Closed the lid and started her up. Worked like a charm.

“Oh, yeah!” says Perry, kinda smugly (I don’t blame him), “That’s the problem, alright. When you’re venting the kiln, close the garage doors. Problem solved.”

And here all these years I’ve been saying it doesn’t matter if you fire your kiln in Alaska or Tahiti because either way, the environment inside the kiln is a helluva lot hotter…

…unless of course the lid is open.

Sigh. Do I feel dumb?

I’m not going to answer that.

2014-09-08T21:09:54+00:00

6 Comments

  1. cynthia August 26, 2009 at 2:22 pm - Reply

    Oh well, my two obsessions in life appear to be working in glass and fighting with computers. I learned long ago that the best way to enjoy either was to learn to enjoy being embarrassed on a regular basis.

    And I still may opt for the controller–there are some powersaving features that are really attractive. I just prefer not HAVING to buy it until I’m ready, so this is nice.

  2. jenn houser August 26, 2009 at 1:13 pm - Reply

    I think a tiny touch of embarrassment is worth the price of not having to purchase a new controller. I wouldn’t have come up with that solution either.

    Glad it wasn’t worse.

  3. cynthia August 25, 2009 at 9:17 am - Reply

    Casting’s a bit different because you have to dry the molds first and get the moisture/burnout/etc. out of the kiln before it can settle on the elements or the glass and mess things up. In my case, I’ve usually got somewhere between 8 and 16 hours in my first segment drying cycle. Most of my stuff is pate de verre, where you not only have water in the mold from just mixing the plaster, you usually ADD water to ensure that the glass powder sticks properly–so these tend to be very wet molds.

    Perry and I discussed several possible solutions, i.e., installing a venting system in the kiln so I don’t have to crack the lid during the dryout segment, replacing the elements, jiggering the schedule a bit or running two separate schedules, providing a windbreak in front of the kiln, etc… I’m going to run some tests on just how wide the lid really needs to be open to vent properly–I may be able to get away with less.

    For now, the best idea seems to be simply keeping the garage door closed whenever I’m venting the kiln on a drying cycle.

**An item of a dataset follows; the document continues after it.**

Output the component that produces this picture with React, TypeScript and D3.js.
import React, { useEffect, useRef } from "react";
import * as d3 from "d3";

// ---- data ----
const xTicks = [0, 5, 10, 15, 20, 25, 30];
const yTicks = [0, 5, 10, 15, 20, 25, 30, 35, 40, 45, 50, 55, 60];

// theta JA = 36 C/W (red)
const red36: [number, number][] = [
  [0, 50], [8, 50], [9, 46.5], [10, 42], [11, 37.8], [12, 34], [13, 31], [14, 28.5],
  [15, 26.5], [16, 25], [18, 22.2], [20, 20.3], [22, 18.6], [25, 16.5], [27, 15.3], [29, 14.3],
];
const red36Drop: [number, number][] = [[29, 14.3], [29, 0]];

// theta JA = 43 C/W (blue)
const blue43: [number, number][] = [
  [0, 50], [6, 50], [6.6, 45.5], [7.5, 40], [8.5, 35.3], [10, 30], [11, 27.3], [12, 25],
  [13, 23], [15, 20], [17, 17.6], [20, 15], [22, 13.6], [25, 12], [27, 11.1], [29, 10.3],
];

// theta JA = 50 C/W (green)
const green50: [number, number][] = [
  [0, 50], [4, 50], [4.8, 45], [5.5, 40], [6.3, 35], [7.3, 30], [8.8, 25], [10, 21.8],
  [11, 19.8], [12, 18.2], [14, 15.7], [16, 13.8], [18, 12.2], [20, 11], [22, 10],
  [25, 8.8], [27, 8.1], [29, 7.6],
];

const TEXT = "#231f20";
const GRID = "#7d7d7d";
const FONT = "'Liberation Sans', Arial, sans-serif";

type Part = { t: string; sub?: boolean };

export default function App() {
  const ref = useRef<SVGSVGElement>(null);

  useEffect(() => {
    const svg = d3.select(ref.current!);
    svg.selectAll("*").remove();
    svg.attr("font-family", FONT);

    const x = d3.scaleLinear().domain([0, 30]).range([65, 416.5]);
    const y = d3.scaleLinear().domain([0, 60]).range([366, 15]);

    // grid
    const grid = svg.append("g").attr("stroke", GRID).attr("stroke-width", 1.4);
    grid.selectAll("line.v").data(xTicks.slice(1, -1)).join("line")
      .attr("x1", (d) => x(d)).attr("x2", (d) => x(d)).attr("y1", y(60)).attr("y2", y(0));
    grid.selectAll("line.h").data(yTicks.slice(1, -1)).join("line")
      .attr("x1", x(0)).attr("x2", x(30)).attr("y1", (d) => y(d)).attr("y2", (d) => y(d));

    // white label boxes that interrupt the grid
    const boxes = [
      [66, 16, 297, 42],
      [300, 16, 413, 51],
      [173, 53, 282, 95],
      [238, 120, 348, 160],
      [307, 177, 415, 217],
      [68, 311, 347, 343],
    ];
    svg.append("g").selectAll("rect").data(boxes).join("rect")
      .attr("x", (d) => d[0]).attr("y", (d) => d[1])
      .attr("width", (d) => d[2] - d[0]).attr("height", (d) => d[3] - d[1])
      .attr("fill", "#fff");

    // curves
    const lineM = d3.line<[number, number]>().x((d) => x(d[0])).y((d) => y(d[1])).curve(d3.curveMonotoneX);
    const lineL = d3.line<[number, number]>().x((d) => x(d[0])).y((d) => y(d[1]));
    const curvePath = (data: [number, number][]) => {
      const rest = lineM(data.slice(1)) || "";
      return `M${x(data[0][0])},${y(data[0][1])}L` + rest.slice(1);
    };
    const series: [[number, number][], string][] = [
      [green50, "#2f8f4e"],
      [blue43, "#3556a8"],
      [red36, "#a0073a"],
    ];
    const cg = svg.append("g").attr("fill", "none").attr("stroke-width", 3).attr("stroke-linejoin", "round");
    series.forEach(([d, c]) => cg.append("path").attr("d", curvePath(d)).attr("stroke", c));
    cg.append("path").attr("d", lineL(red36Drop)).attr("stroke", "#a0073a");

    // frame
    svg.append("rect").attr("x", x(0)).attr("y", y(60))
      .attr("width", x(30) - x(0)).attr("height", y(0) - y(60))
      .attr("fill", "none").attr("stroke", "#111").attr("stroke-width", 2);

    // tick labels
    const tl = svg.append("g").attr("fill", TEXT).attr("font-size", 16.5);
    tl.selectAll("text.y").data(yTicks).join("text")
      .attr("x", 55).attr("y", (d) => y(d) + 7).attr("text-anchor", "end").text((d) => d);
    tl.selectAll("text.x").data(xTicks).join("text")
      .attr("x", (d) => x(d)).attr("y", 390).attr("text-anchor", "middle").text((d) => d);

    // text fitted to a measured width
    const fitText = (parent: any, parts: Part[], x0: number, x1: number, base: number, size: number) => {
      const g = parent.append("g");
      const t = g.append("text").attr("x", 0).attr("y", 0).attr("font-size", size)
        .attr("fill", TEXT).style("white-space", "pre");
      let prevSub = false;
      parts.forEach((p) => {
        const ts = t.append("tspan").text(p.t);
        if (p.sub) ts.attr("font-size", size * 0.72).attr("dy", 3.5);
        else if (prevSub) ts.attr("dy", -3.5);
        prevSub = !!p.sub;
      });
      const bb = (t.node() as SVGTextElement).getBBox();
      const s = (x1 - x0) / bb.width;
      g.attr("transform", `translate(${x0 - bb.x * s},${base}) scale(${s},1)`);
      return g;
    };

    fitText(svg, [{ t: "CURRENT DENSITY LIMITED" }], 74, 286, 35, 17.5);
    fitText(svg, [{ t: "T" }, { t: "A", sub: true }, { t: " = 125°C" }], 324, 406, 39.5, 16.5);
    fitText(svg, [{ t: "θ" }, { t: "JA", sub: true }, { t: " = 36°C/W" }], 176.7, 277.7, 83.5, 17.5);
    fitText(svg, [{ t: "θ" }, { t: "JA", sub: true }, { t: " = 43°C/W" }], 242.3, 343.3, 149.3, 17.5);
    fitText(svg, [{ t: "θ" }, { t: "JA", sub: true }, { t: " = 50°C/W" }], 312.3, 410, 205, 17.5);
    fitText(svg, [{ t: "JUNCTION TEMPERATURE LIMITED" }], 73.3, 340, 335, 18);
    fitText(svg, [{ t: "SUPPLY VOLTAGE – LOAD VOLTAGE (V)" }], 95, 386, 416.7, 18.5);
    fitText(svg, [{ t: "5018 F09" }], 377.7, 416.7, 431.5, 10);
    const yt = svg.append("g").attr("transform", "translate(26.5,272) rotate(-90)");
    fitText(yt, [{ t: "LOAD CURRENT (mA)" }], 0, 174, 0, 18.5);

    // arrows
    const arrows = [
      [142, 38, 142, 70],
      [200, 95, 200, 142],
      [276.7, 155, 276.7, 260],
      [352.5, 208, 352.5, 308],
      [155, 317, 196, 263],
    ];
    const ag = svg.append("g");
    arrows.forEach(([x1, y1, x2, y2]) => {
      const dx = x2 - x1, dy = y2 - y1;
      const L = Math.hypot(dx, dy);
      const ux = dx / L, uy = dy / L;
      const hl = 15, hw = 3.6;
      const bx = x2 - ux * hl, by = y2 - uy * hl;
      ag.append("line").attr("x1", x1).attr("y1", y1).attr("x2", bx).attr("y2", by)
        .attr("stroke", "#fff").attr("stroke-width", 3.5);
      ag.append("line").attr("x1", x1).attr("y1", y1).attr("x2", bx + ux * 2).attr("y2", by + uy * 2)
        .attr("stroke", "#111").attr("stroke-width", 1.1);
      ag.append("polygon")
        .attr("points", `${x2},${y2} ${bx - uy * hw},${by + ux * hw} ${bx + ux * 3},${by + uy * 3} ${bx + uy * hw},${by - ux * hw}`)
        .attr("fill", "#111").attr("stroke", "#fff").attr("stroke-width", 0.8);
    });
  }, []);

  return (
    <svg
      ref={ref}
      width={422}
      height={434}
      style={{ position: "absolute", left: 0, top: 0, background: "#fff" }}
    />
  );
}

Open the lid, close the door. Close the lid, open the door. Doesn’t do much for my clever venting solution, i.e., vent to the open air so I don’t have to breathe whatever’s burning out of the kiln. There may be an exhaust fan in my future…

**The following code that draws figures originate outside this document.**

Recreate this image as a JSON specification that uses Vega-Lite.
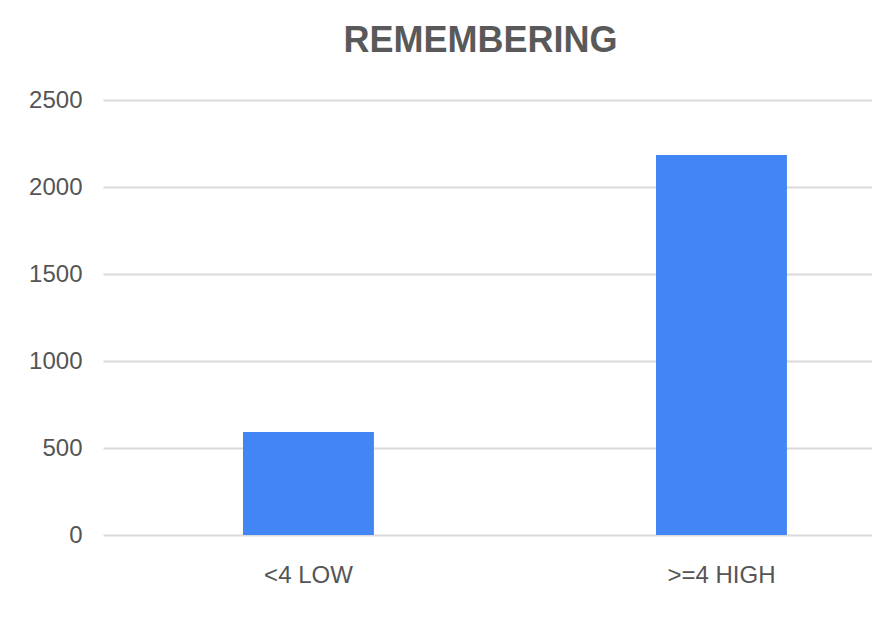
{
  "$schema": "https://vega.github.io/schema/vega-lite/v6.json",
  "autosize": "none",
  "width": 769,
  "height": 435,
  "padding": {"left": 103, "top": 100, "right": 0, "bottom": 94},
  "background": "white",
  "title": {
    "text": "REMEMBERING",
    "font": "Liberation Sans",
    "fontSize": 36,
    "fontWeight": "bold",
    "color": "#595959",
    "anchor": "middle",
    "baseline": "alphabetic",
    "offset": 0,
    "dx": -7
  },
  "data": {
    "values": [
      {"group": "<4 LOW", "count": 592},
      {"group": ">=4 HIGH", "count": 2184}
    ]
  },
  "mark": {"type": "bar", "color": "#4285F4"},
  "encoding": {
    "x": {
      "field": "group",
      "type": "nominal",
      "sort": null,
      "title": null,
      "scale": {"paddingInner": 0.683, "paddingOuter": 0.2725, "align": 0.622},
      "axis": {
        "labelAngle": 0,
        "labelFont": "Liberation Sans",
        "labelFontSize": 24,
        "labelColor": "#555555",
        "labelPadding": 28,
        "ticks": false,
        "tickSize": 0,
        "domain": false,
        "grid": false
      }
    },
    "y": {
      "field": "count",
      "type": "quantitative",
      "title": null,
      "scale": {"domain": [0, 2500], "nice": false},
      "axis": {
        "values": [0, 500, 1000, 1500, 2000, 2500],
        "format": "d",
        "labelFont": "Liberation Sans",
        "labelFontSize": 24,
        "labelColor": "#555555",
        "labelPadding": 21,
        "ticks": false,
        "tickSize": 0,
        "domain": false,
        "grid": true,
        "gridColor": "#dadada",
        "gridWidth": 2
      }
    }
  },
  "config": {
    "view": {"stroke": null}
  }
}
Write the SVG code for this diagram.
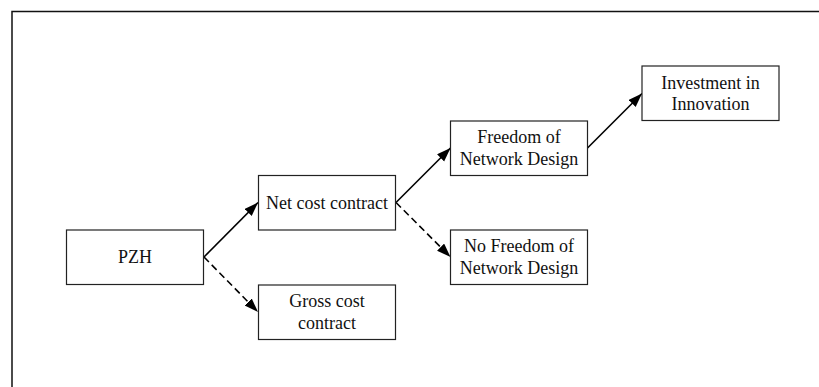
<svg xmlns="http://www.w3.org/2000/svg" width="819" height="387" viewBox="0 0 819 387">
  <style>
    .box { fill: #ffffff; stroke: #222222; stroke-width: 1.2; }
    .lbl { font-family: "Liberation Serif", "Times New Roman", serif; font-size: 18px; fill: #111111; text-anchor: middle; }
    .edge { fill: none; stroke: #000000; stroke-width: 1.6; }
    .dash { stroke-dasharray: 7 4; }
    .frame { fill: none; stroke: #111111; stroke-width: 1.5; }
  </style>
  <defs>
    <marker id="arrow" markerUnits="userSpaceOnUse" markerWidth="15" markerHeight="11" refX="14" refY="5" orient="auto">
      <path d="M0,0 L14,5 L0,10 z" fill="#000000"/>
    </marker>
  </defs>

  <rect width="819" height="387" fill="#ffffff"/>
  <!-- outer frame: top and left edges -->
  <path class="frame" d="M12,387 V11.5 H819"/>

  <g id="connectors">
    <line class="edge" x1="204" y1="257" x2="258" y2="202.5" marker-end="url(#arrow)"/>
    <line class="edge dash" x1="204" y1="257" x2="258" y2="312" marker-end="url(#arrow)"/>
    <line class="edge" x1="396" y1="202.5" x2="450.5" y2="148" marker-end="url(#arrow)"/>
    <line class="edge dash" x1="396" y1="202.5" x2="450.5" y2="257" marker-end="url(#arrow)"/>
    <line class="edge" x1="587.5" y1="148" x2="642" y2="93.5" marker-end="url(#arrow)"/>
  </g>

  <g id="pzh">
    <rect class="box" x="66.5" y="230" width="137" height="54.5"/>
    <text class="lbl" x="135" y="263">PZH</text>
  </g>

  <g id="net-cost">
    <rect class="box" x="258.5" y="175.5" width="137" height="54.5"/>
    <text class="lbl" x="327" y="208.5">Net cost contract</text>
  </g>

  <g id="gross-cost">
    <rect class="box" x="258.5" y="285" width="137" height="54.5"/>
    <text class="lbl" x="327" y="307">Gross cost</text>
    <text class="lbl" x="327" y="328.5">contract</text>
  </g>

  <g id="freedom">
    <rect class="box" x="450.5" y="121" width="137" height="54.5"/>
    <text class="lbl" x="519" y="143.3">Freedom of</text>
    <text class="lbl" x="519" y="164.8">Network Design</text>
  </g>

  <g id="no-freedom">
    <rect class="box" x="450.5" y="230" width="137" height="54.5"/>
    <text class="lbl" x="519" y="252">No Freedom of</text>
    <text class="lbl" x="519" y="273.5">Network Design</text>
  </g>

  <g id="investment">
    <rect class="box" x="642" y="66" width="137" height="54.5"/>
    <text class="lbl" x="710.5" y="88.5">Investment in</text>
    <text class="lbl" x="710.5" y="110">Innovation</text>
  </g>
</svg>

  4. Ed LaPlante August 25, 2009 at 8:05 am - Reply

    I know of fusers who have their kilns on back patios in cold climates???

    We have two Evenheats right at the front of our studio and run them to 900 with the shop doors open and the lids propped all of the time in lots of different weather.

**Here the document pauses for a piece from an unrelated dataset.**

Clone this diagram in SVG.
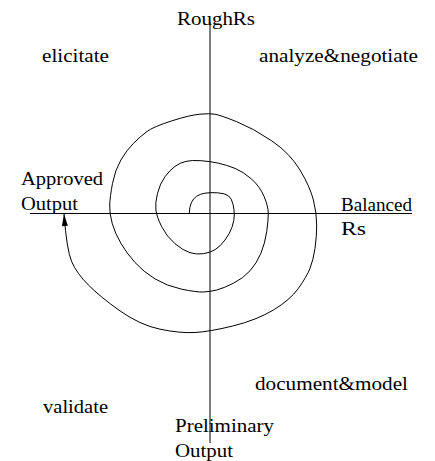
<svg xmlns="http://www.w3.org/2000/svg" width="435" height="461" viewBox="0 0 435 461">
<style>
text{font-family:"Liberation Serif","Times New Roman",serif;font-size:19px;fill:#000}
.ax{stroke:#000;stroke-width:1;fill:none}
.sp{stroke:#000;stroke-width:1;fill:none}
</style>
<defs>
<marker id="ah" markerUnits="userSpaceOnUse" markerWidth="12" markerHeight="6" refX="12" refY="3" orient="auto" overflow="visible">
<path d="M0,0 L12,3 L0,6 z" fill="#000"/>
</marker>
</defs>
<rect width="435" height="461" fill="#fff"/>
<g id="axes">
<line class="ax" x1="210" y1="22" x2="210" y2="443" stroke="#000"/>
<line class="ax" x1="30" y1="213.5" x2="412" y2="213.5"/>
</g>
<g id="connectors">
<path class="sp" marker-end="url(#ah)" d="M189.3,213.3 Q189.3,207.3 191.3,202.8 Q193.3,198.3 196.7,196.2 Q200,194 205,193.2 Q210,192.3 217.5,192.8 Q225,193.3 228.4,195.8 Q231.7,198.3 233,204.2 Q234.3,210 234.3,215 Q234.3,220 232.2,226.7 Q230,233.3 225,240 Q220,246.7 215,249.7 Q210,252.7 203.4,253.7 Q196.7,254.7 190,252.7 Q183.3,250.7 175,243.7 Q166.7,236.7 161.7,226.7 Q156.7,216.7 155.9,210 Q155,203.3 157.5,193.3 Q160,183.3 165,176.7 Q170,170 175,166.4 Q180,162.7 185.9,161.4 Q191.7,160 200.9,160.7 Q210,161.3 218.4,163.2 Q226.7,165 235,168.4 Q243.3,171.7 251.7,179.2 Q260,186.7 264.2,196.7 Q268.3,206.7 268.3,213.4 Q268.3,220 266.7,231.7 Q265,243.3 260.9,253.3 Q256.7,263.3 250,270.8 Q243.3,278.3 233.3,283.3 Q223.3,288.3 216.7,290 Q210,291.7 203.4,292 Q196.7,292.3 181.7,289.2 Q166.7,286 155,278.9 Q143.3,271.7 135,262.5 Q126.7,253.3 120.9,243.3 Q115,233.3 112.2,223.3 Q109.3,213.3 109.7,205 Q110,196.7 112.5,183.4 Q115,170 120.9,160 Q126.7,150 133.4,143.4 Q140,136.7 146.7,131.7 Q153.3,126.7 171.7,120.9 Q190,115 199.9,114.2 Q209.7,113.3 214.9,114.2 Q220,115 236.7,121.7 Q253.3,128.3 271.7,140.8 Q290,153.3 300,170 Q310,186.7 313.4,200 Q316.7,213.3 316.7,225 Q316.7,236.7 315,248.4 Q313.3,260 310,268.4 Q306.7,276.7 298.4,288.4 Q290,300 273.4,310 Q256.7,320 233.2,325.9 Q209.7,331.7 194.9,332.5 Q180,333.3 160,329.2 Q140,325 120,310.9 Q100,296.7 88.4,285 Q76.7,273.3 71.7,261.7 Q66.7,250 64,214"/>
</g>
<g id="roughrs"><text x="177" y="25" textLength="78" lengthAdjust="spacingAndGlyphs">RoughRs</text></g>
<g id="elicitate"><text x="42" y="62" textLength="67" lengthAdjust="spacingAndGlyphs">elicitate</text></g>
<g id="analyze"><text x="259" y="62" textLength="159" lengthAdjust="spacingAndGlyphs">analyze&amp;negotiate</text></g>
<g id="approved">
<text x="21" y="185" textLength="82" lengthAdjust="spacingAndGlyphs">Approved</text>
<text x="21" y="210" textLength="57" lengthAdjust="spacingAndGlyphs">Output</text>
</g>
<g id="balanced">
<text x="341" y="211" textLength="71" lengthAdjust="spacingAndGlyphs">Balanced</text>
<text x="341" y="235" textLength="25" lengthAdjust="spacingAndGlyphs">Rs</text>
</g>
<g id="document"><text x="255" y="390" textLength="153" lengthAdjust="spacingAndGlyphs">document&amp;model</text></g>
<g id="validate"><text x="43" y="413" textLength="65" lengthAdjust="spacingAndGlyphs">validate</text></g>
<g id="preliminary">
<text x="175" y="432" textLength="99" lengthAdjust="spacingAndGlyphs">Preliminary</text>
<text x="175" y="457" textLength="58" lengthAdjust="spacingAndGlyphs">Output</text>
</g>
</svg>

    It might be the location of our kilns vs doors or the location of the thermocouple, who knows. If I had this problem I would have to try shielding part of the opening closest to the outdoors. We use our studio for multiple functions including my sign shop. I could not imagine firing with out the front and back doors open and fans going. It is way too hot as it is.

    Ed

  5. gary August 25, 2009 at 7:39 am - Reply

    Just like bug-fixing on a computer, ain’t it? “No… I’ve not changed ANYTHING to make the program crap out.” “Nothing?” “No, just had 15 other programs running this time, but that shouldn’t matter….”

    Let’s see, what is it I’m thinking of…. yeh… “Look for the simple solution. It’s usually the correct one.”

  6. Kat August 25, 2009 at 7:32 am - Reply

    Glad it was easy. Too bad you didn’t know that on Saturday.